— What is expected —
Return every line of the data below that includes the string "this".

— Record set —

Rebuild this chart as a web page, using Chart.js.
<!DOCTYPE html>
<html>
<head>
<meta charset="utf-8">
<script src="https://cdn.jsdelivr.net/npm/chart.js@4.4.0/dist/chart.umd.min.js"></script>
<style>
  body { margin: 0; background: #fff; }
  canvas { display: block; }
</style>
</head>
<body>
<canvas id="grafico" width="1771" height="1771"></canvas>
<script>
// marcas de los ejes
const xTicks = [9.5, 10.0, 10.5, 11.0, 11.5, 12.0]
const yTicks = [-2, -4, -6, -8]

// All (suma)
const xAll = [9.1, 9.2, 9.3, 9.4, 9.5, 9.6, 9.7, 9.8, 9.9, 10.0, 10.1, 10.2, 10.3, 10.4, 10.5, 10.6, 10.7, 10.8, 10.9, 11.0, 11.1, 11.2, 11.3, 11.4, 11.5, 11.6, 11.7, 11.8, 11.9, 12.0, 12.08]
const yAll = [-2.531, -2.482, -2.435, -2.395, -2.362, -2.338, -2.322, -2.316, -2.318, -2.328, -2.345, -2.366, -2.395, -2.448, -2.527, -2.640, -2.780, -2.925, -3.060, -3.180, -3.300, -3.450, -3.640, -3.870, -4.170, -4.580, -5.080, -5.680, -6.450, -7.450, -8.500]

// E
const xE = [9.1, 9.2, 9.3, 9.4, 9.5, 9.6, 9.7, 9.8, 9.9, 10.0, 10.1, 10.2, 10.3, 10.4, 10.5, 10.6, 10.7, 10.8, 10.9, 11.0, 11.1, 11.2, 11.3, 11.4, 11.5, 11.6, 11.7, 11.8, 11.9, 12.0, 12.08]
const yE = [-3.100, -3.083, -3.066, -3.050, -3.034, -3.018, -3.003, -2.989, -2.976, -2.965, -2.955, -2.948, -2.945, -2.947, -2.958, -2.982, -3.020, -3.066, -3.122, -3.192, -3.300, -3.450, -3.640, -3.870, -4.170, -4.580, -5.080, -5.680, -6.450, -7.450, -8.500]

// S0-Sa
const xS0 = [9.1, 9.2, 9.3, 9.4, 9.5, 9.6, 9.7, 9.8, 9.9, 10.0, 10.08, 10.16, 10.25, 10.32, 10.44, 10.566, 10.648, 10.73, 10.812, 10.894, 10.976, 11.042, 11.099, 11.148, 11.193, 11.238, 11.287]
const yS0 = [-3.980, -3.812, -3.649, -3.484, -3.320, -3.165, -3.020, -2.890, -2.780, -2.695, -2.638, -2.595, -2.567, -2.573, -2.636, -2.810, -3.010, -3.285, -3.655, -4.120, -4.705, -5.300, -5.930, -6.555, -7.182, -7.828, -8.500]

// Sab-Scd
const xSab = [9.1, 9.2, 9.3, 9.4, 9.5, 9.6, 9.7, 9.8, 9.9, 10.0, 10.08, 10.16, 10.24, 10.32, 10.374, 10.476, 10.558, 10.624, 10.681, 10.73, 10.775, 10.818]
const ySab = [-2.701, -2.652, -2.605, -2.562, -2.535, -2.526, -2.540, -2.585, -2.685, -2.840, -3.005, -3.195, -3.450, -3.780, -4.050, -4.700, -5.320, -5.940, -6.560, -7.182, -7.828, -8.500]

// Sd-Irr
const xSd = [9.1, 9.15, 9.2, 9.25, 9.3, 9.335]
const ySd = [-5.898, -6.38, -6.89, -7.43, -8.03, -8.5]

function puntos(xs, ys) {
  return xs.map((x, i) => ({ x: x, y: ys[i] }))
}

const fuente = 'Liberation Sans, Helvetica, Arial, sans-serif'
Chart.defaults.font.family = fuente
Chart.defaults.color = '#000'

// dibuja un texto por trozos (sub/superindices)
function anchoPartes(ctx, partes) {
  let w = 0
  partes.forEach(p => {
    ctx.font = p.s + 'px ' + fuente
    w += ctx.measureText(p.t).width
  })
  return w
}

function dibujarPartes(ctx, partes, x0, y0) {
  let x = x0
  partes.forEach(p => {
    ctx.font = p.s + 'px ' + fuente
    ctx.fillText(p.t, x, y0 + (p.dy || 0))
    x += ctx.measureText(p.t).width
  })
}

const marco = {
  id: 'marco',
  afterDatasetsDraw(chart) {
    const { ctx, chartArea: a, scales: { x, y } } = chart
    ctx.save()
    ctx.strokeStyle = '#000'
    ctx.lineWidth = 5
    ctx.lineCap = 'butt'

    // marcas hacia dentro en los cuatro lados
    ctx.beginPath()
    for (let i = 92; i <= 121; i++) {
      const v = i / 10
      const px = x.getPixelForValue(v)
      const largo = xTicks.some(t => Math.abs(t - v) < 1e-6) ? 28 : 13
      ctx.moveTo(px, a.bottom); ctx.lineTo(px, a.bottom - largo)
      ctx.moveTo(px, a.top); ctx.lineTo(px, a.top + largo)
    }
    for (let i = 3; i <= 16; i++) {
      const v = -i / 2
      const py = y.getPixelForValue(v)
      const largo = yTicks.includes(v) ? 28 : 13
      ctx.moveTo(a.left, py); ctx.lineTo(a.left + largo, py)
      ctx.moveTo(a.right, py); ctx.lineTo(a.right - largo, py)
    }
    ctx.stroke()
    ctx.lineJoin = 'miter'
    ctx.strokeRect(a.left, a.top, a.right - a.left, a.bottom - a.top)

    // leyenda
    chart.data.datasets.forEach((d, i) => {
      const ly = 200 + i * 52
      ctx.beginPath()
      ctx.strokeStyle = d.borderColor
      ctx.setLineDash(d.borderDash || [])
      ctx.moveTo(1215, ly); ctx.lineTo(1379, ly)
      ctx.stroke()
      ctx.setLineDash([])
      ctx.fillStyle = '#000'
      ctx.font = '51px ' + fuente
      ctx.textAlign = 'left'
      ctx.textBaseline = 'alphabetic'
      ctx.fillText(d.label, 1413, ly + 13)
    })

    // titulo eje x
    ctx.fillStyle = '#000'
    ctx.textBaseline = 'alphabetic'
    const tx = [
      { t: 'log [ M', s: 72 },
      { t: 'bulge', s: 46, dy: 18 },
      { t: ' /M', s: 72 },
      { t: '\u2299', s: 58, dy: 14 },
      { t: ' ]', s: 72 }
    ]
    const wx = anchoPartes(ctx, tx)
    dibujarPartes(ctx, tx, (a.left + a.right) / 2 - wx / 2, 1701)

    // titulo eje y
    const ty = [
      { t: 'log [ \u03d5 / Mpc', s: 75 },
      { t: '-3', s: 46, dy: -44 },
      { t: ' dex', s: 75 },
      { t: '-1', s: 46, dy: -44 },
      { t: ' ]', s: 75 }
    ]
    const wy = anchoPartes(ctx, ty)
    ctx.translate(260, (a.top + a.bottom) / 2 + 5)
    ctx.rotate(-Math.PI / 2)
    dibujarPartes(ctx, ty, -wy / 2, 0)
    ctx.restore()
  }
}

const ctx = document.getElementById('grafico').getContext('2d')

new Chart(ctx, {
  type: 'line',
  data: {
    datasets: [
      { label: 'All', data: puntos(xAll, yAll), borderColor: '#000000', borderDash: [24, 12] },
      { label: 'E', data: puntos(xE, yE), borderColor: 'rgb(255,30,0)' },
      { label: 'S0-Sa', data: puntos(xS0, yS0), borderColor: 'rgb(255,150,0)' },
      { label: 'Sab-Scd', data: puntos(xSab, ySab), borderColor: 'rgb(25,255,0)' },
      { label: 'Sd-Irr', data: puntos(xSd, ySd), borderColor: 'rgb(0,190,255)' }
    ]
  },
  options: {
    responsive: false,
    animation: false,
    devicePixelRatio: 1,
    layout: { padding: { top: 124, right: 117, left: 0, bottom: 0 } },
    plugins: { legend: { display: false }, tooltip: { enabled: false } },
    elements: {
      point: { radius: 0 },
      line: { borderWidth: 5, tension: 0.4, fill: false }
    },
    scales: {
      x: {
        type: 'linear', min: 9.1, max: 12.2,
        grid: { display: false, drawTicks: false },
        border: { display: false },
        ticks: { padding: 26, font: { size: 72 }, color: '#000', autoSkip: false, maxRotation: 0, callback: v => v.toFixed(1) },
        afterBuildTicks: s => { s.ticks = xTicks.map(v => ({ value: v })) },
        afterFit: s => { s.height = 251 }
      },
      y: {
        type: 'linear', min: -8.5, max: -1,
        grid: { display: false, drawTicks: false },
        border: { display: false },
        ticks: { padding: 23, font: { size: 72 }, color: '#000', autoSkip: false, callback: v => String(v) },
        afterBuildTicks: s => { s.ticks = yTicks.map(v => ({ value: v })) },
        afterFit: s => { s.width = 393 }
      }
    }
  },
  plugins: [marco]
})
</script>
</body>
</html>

==

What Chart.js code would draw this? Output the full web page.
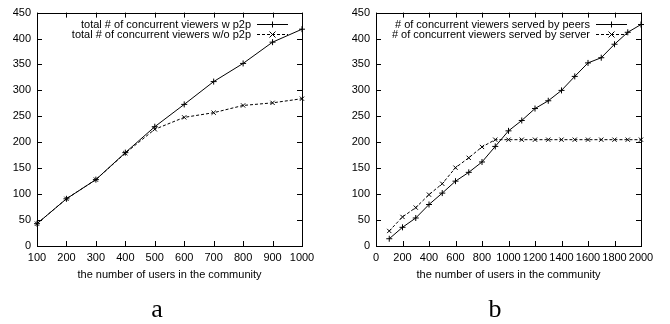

— Reply to the task —
Rebuild this chart as a web page, using Chart.js.
What Chart.js code would draw this? Output the full web page.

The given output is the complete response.